Today's news includes the item that 'big pharma', the leading pharmaceutical companies that spend billions of pounds on research and develop new treatments are threatening to leave the UK. The headline is that they say the National Health Service is underspending by at least £20 billion a year, which means they are either refusing to buy some drugs at all, or strictly rationing the patients to whom some new drugs are administered. The economic effect of this parsimony is that the companies are not getting the return they require on the money they invest in research. In other countries [the richer Commonwealth, the more affluent EU states and the USA and other aggressively capitalist countries where the wealthy are big spenders on health care] the greater spending by the medical professions provides more data for the drug companies to use in the verification and development of new treatments.
The threat from the drugs firms need not be taken too seriously, in the short term, because the factors that keep the pharmacological teams in the UK are the size and quality of medical schools and related scientific communities in the universities, the very good lifestyle available in Britain and the availability of good quality personnel. But there could be an eventual drift of such researchers away from Britain if those environmental advantages are lost in a continued downward spiral of social and economic degeneration. That will happen if the fundamentals of policy are not changed: and that will only happen when the impedimenta of Economics is removed from official thinking.
Government spending has for many centuries been the basis of much [if not most] major technological development. The needs of the Royal Navy for navigational tools led to the construction of the first Royal Observatory, from which much wider developments of astronomy were derived. Efficient timekeeping was needed for the discovery of where a ship was, hence the search for wholly efficient chronometers to make the calculation of longitude a simple everyday task for naval officers - then for merchant seamen. From the seventeenth century until the twentieth naval dockyards were among the biggest employers in the country, and the national determination to keep the navy [then also the air force] at the forefront of international comparison led to thousands of innovations which could then be spun-off to commercial applications. In this new century, a major factor in the US predominance in technology is the massive spending on research and development by the US government, to maintain supremacy in terrestrial conflict and in the space race.

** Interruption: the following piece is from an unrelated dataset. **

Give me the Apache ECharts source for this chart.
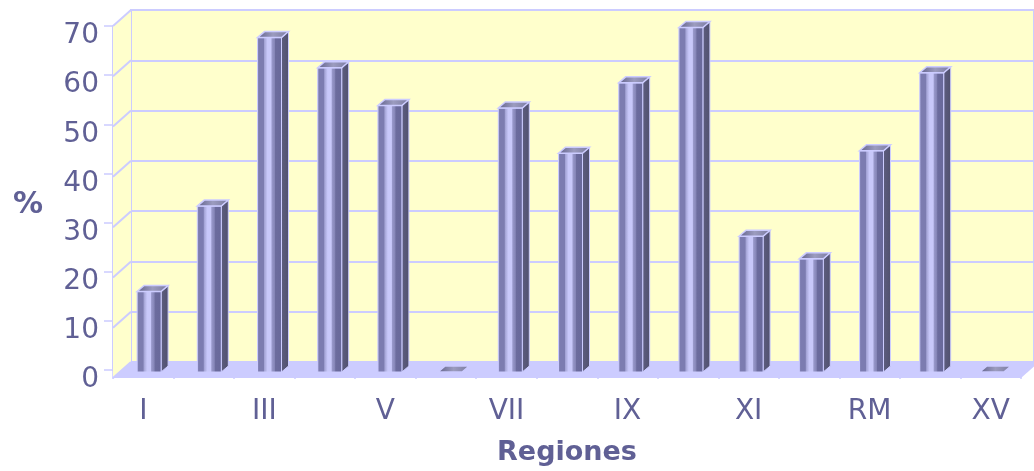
<!DOCTYPE html>
<html>
<head>
<meta charset="utf-8">
<script src="https://cdn.jsdelivr.net/npm/echarts@6/dist/echarts.min.js"></script>
<style>
  html, body { margin: 0; padding: 0; background: #fff; }
  #chart { width: 1034px; height: 471px; }
</style>
</head>
<body>
<div id="chart"></div>
<script>
// datos
const regiones = ["I", "II", "III", "IV", "V", "VI", "VII", "VIII", "IX", "X", "XI", "XII", "RM", "XIV", "XV"];
const porcentajes = [16, 33, 66.5, 60.5, 53, 0, 52.5, 43.5, 57.5, 68.5, 27, 22.5, 44, 59.5, 0];
const yTicks = [0, 10, 20, 30, 40, 50, 60, 70];

// layout: back wall and front axis (3D shift)
const BACK = { left: 131, top: 10, width: 908, height: 352 };
const SHIFT = { dx: -18, dy: 16 };
const FRONT = { left: BACK.left + SHIFT.dx, top: BACK.top + SHIFT.dy, width: BACK.width, height: BACK.height };
const BAR = { dx: -12, dy: 10, w: 24, depthX: 7, depthY: 6 };

const TEXT = "#606095";
const LINE = "#ccccff";
const FONT = "DejaVu Sans";

const chart = echarts.init(document.getElementById("chart"));

const faceGradient = new echarts.graphic.LinearGradient(0, 0, 1, 0, [
  { offset: 0, color: "#9a9acc" },
  { offset: 0.08, color: "#7c7cb0" },
  { offset: 0.26, color: "#7c7cb0" },
  { offset: 0.3, color: "#a4a4d6" },
  { offset: 0.42, color: "#c8c8fa" },
  { offset: 0.56, color: "#c8c8fa" },
  { offset: 0.6, color: "#9898ca" },
  { offset: 0.7, color: "#8686b8" },
  { offset: 0.74, color: "#6c6c9e" },
  { offset: 1, color: "#68689a" }
]);
const sideGradient = new echarts.graphic.LinearGradient(0, 0, 1, 0, [
  { offset: 0, color: "#5e5e80" },
  { offset: 1, color: "#50506e" }
]);
const capGradient = new echarts.graphic.LinearGradient(0, 0, 1, 0, [
  { offset: 0, color: "#60608a" },
  { offset: 0.5, color: "#9c9cbf" },
  { offset: 1, color: "#7a7aa0" }
]);

function renderBar(params, api) {
  const base = api.coord([api.value(0), 0]);
  const top = api.coord([api.value(0), api.value(1)]);
  const x0 = base[0] + BAR.dx - BAR.w / 2;
  const x1 = x0 + BAR.w;
  const yb = base[1] + BAR.dy;
  const yt = top[1] + BAR.dy;
  const ddx = BAR.depthX, ddy = BAR.depthY;
  const children = [];
  if (yb - yt > 0.5) {
    children.push({
      type: "polygon",
      shape: { points: [[x1, yt], [x1 + ddx, yt - ddy], [x1 + ddx, yb - ddy], [x1, yb]] },
      style: { fill: sideGradient, stroke: LINE, lineWidth: 1 }
    });
    children.push({
      type: "rect",
      shape: { x: x0, y: yt, width: BAR.w, height: yb - yt },
      style: { fill: faceGradient, stroke: LINE, lineWidth: 1 }
    });
  }
  children.push({
    type: "polygon",
    shape: { points: [[x0, yt], [x1, yt], [x1 + ddx, yt - ddy], [x0 + ddx, yt - ddy]] },
    style: { fill: capGradient, stroke: LINE, lineWidth: 1.5 }
  });
  return { type: "group", children: children };
}

// walls and floor
function yFront(v) { return FRONT.top + FRONT.height * (1 - v / 70); }
function yBack(v) { return BACK.top + BACK.height * (1 - v / 70); }
const fl = FRONT.left, bl = BACK.left;
const graphics = [
  {
    type: "polygon", z: 1, silent: true,
    shape: { points: [[fl, yFront(70)], [bl, yBack(70)], [bl, yBack(0)], [fl, yFront(0)]] },
    style: { fill: "#ffffcc" }
  },
  {
    type: "polygon", z: 1, silent: true,
    shape: { points: [[fl, yFront(0)], [bl, yBack(0)], [bl + BACK.width, yBack(0)], [fl + FRONT.width, yFront(0)]] },
    style: { fill: "#ccccff" }
  }
];
yTicks.forEach(function (t) {
  graphics.push({
    type: "line", z: 2, silent: true,
    shape: { x1: fl, y1: yFront(t), x2: bl, y2: yBack(t) },
    style: { stroke: LINE, lineWidth: 2 }
  });
});

const option = {
  animation: false,
  textStyle: { fontFamily: FONT },
  grid: [
    Object.assign({ show: true, backgroundColor: "#ffffcc", borderColor: LINE, borderWidth: 2 }, BACK),
    Object.assign({}, FRONT)
  ],
  xAxis: [
    {
      type: "category", gridIndex: 0, data: regiones,
      axisLine: { show: false }, axisTick: { show: false }, axisLabel: { show: false }
    },
    {
      type: "category", gridIndex: 1, data: regiones,
      name: "Regiones", nameLocation: "middle", nameGap: 69,
      nameTextStyle: { color: TEXT, fontSize: 27, fontWeight: "bold", fontFamily: FONT },
      axisLine: { show: true, lineStyle: { color: LINE, width: 2 } },
      axisTick: { show: true, interval: 0, length: 9, lineStyle: { color: LINE, width: 1.5 } },
      axisLabel: { interval: 1, color: TEXT, fontSize: 28, fontFamily: FONT, margin: 28 }
    }
  ],
  yAxis: [
    {
      type: "value", gridIndex: 0, min: 0, max: 70, interval: 10,
      axisLine: { show: false }, axisTick: { show: false }, axisLabel: { show: false },
      splitLine: { show: true, lineStyle: { color: LINE, width: 2 } }
    },
    {
      type: "value", gridIndex: 1, min: 0, max: 70, interval: 10,
      name: "{p|%}", nameLocation: "middle", nameRotate: 0, nameGap: 70,
      nameTextStyle: {
        rich: { p: { color: TEXT, fontSize: 30, fontWeight: "bold", fontFamily: FONT, padding: [14, 0, 0, 0] } }
      },
      axisLine: { show: true, lineStyle: { color: LINE, width: 2 } },
      axisTick: { show: true, length: 9, lineStyle: { color: LINE, width: 1.5 } },
      axisLabel: {
        margin: 14,
        formatter: function (v) { return "{n|" + v + "}"; },
        rich: { n: { color: TEXT, fontSize: 28, fontFamily: FONT, padding: [20, 0, 0, 0] } }
      },
      splitLine: { show: false }
    }
  ],
  graphic: graphics,
  series: [
    {
      type: "custom", xAxisIndex: 0, yAxisIndex: 0, z: 5,
      renderItem: renderBar,
      data: porcentajes.map(function (v, i) { return [i, v]; })
    }
  ]
};

chart.setOption(option);
</script>
</body>
</html>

Britain was the first front-runner in this contest for the best in military technology. Peter the Great of Russia notoriously spent a year in Deptford learning the techniques of building, equipping and arming warships in the eighteenth century, then went back to Russia to found his own great port and create the navy that enabled him to break Sweden's hegemony in the Baltic. Charles II, like Peter of Russia, was fascinated by all the gadgets that were unveiled to the Royal Society that he created; and countries all over the world have developed derivative science academies. The close engagement of the state in the development of science and technology has been crucial, both in funding the research and in giving prestige to the achievers. Cameron-Osborne austerity is stripping away Britain's capacity to compete in this area, and this will soon produce a calamity of historical proportions. The time for a fundamental policy is change is very limited.